Turning to the report's research and researchers, Neptis has been very fortunate over the past decade to have developed a highly productive research collaboration with the GIS and Cartography Office, in the Geography Department at the University of Toronto. This collaboration, headed for Neptis by Marcy Burchfield, Geomatics Research/Program Manager and co-author of this report, has led to the construction of a substantial library of GIS data that serves as a resource for the academic community, as well as advanced analytic and visualization capacities that were indispensible to this research and to the vast majority of Neptis-funded research. The Neptis Foundation would like to recognize the extraordinary skill and contribution of the GIS and Cartography Office. In particular, we express our gratitude to Dr. Larry Bourne, Professor Emeritus and Principal Investigator of the Neptis program in the Geography Department and to Byron Moldofsky, Manager of the GIS and Cartography Office, whose experience and wisdom have been central to the research, and Jo Ashley, Senior Research Analyst.
Neptis also wishes to recognize the very large contribution of Zack Taylor, co-author of the report and a major contributor to Neptis's body of research. He has been a primary researcher and author of several research projects, including Shaping the Toronto Region, Past, Present, and Future (2008), which received an award of excellence from the Canadian Institute of Planners.
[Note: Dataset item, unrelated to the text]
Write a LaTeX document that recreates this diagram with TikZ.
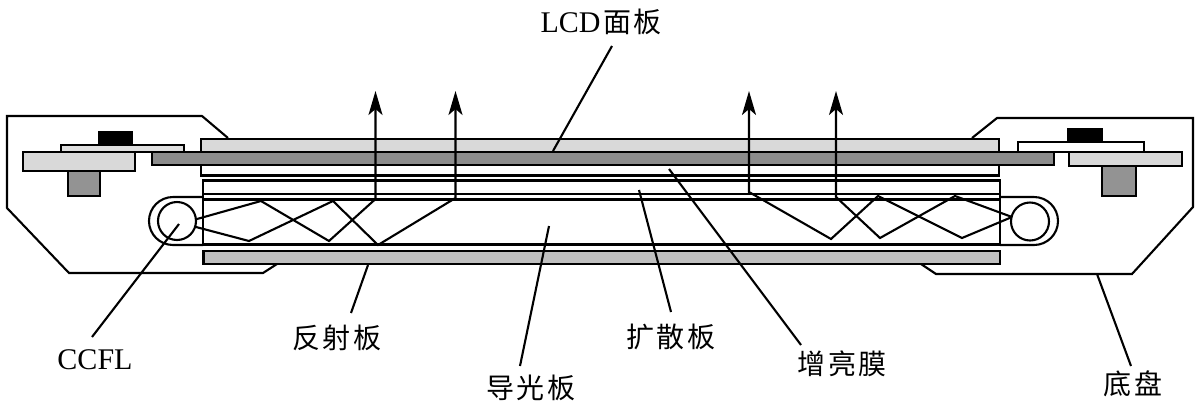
\documentclass[tikz,border=0pt]{standalone}
\usepackage{fontspec}
\setmainfont{Liberation Serif}
\newfontfamily\cjk{Noto Sans CJK SC}
\usetikzlibrary{arrows.meta}
\tikzset{
  x=1pt,y=-1pt,
  part/.style={draw=black,line width=2.1pt,line join=miter},
  ray/.style={draw=black,line width=2.1pt,line join=miter},
  lead/.style={draw=black,line width=2.1pt},
  up/.style={ray,-{Stealth[length=24pt,width=14pt,inset=6pt]}},
  lab/.style={inner sep=0pt,font=\fontsize{28}{28}\selectfont},
  lamp/.style={circle,draw,line width=2.1pt,minimum size=38pt,inner sep=0pt}
}
\newcommand{\gp}{\hspace{2.5pt}}
\begin{document}
\begin{tikzpicture}
\useasboundingbox (0,0) rectangle (1200,408);
\fill[white] (0,0) rectangle (1200,408);
% chassis
\draw[part] (228,138) -- (202,116) -- (7,116) -- (7,208) -- (69,273) -- (263,273) -- (277,264);
\draw[part] (972,138) -- (997,118) -- (1193,118) -- (1193,207) -- (1132,274) -- (936,274) -- (921,264);
% left mount
\filldraw[part,fill=black] (99,132) rectangle (132,145);
\filldraw[part,fill=gray!25] (61,145) rectangle (184,152);
\filldraw[part,fill=gray!30] (23,152) rectangle (135,171);
\filldraw[part,fill=gray!85] (68,171) rectangle (100,196);
% right mount
\filldraw[part,fill=black] (1068,129) rectangle (1102,142);
\filldraw[part,fill=white] (1018,142) rectangle (1144,152);
\filldraw[part,fill=gray!30] (1069,152) rectangle (1182,166);
\filldraw[part,fill=gray!85] (1102,166) rectangle (1136,196);
% stack
\filldraw[part,fill=gray!30] (201,139) rectangle (999,152);
\filldraw[part,fill=white] (201,165) rectangle (999,175.5);
\filldraw[part,fill=gray!90] (152,152) rectangle (1054,165);
\filldraw[part,fill=white] (203,180.5) rectangle (1000,194);
\filldraw[part,fill=white] (203,194) rectangle (1000,199.5);
\draw[part] (203,199.5) -- (203,244.5) -- (1000,244.5) -- (1000,199.5);
\filldraw[part,fill=gray!50] (203.5,251) rectangle (1000,264);
% lamps
\draw[part] (203,197) -- (173,197) arc[start angle=-90,end angle=-270,radius=24] -- (203,245);
\draw[part] (1000,197) -- (1034,197) arc[start angle=-90,end angle=90,radius=24] -- (1000,245);
\node[lamp] (lampL) at (177,221) {};
\node[lamp] (lampR) at (1030,221.5) {};
% rays
\draw[up] (197,219) -- (261,201) -- (329,241) -- (375.5,199) -- (375.5,91);
\draw[up] (196,227) -- (249,241) -- (333,201) -- (378,245) -- (455.5,198) -- (455.5,91);
\draw[up] (1012,217) -- (962,238) -- (878,196) -- (831,239) -- (749,192) -- (749,91);
\draw[up] (1012,217) -- (955,196) -- (880,238) -- (836,197) -- (836,91);
% labels
\node[lab] (lcd) at (601,22) {\fontsize{30}{30}\selectfont LCD{\fontsize{28}{28}\selectfont\cjk \gp 面\gp 板}};
\node[lab] (ccfl) at (95,360) {\fontsize{30}{30}\selectfont CCFL};
\node[lab] (fsb) at (337,338) {\cjk 反\gp 射\gp 板};
\node[lab] (dgb) at (531,388) {\cjk 导\gp 光\gp 板};
\node[lab] (ksb) at (671,337) {\cjk 扩\gp 散\gp 板};
\node[lab] (zlm) at (842,364) {\cjk 增\gp 亮\gp 膜};
\node[lab] (dp) at (1133,384) {\cjk 底\gp 盘};
% leaders
\coordinate (a1) at (553,151);
\coordinate (a2) at (612,46);
\draw[lead] (a1) -- (a2);
\coordinate (b1) at (669,169);
\coordinate (b2) at (801,345);
\draw[lead] (b1) -- (b2);
\coordinate (c1) at (639,190);
\coordinate (c2) at (671,312);
\draw[lead] (c1) -- (c2);
\coordinate (d1) at (549,226);
\coordinate (d2) at (520,366);
\draw[lead] (d1) -- (d2);
\coordinate (e1) at (368,265);
\coordinate (e2) at (351,313);
\draw[lead] (e1) -- (e2);
\coordinate (f1) at (179,224);
\coordinate (f2) at (92,337);
\draw[lead] (f1) -- (f2);
\coordinate (g1) at (1097,274);
\coordinate (g2) at (1131,366);
\draw[lead] (g1) -- (g2);
\end{tikzpicture}
\end{document}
We appreciate his dedication to academic rigour, and his ability to render research products comprehensible to an informed general audience.
Finally, Neptis expresses its debt to Philippa Campsie, teacher in planning, author, and editor, who has contributed significantly to this report and to most of the Neptis research over the decade -- both as editor and counsellor on the direction and structure of research and reporting. Not the least, Philippa has managed the arm's-length process of peer review that Neptis employs on its research. Philippa's support has been a mainstay of Neptis-funded research and publication, for which we are very grateful.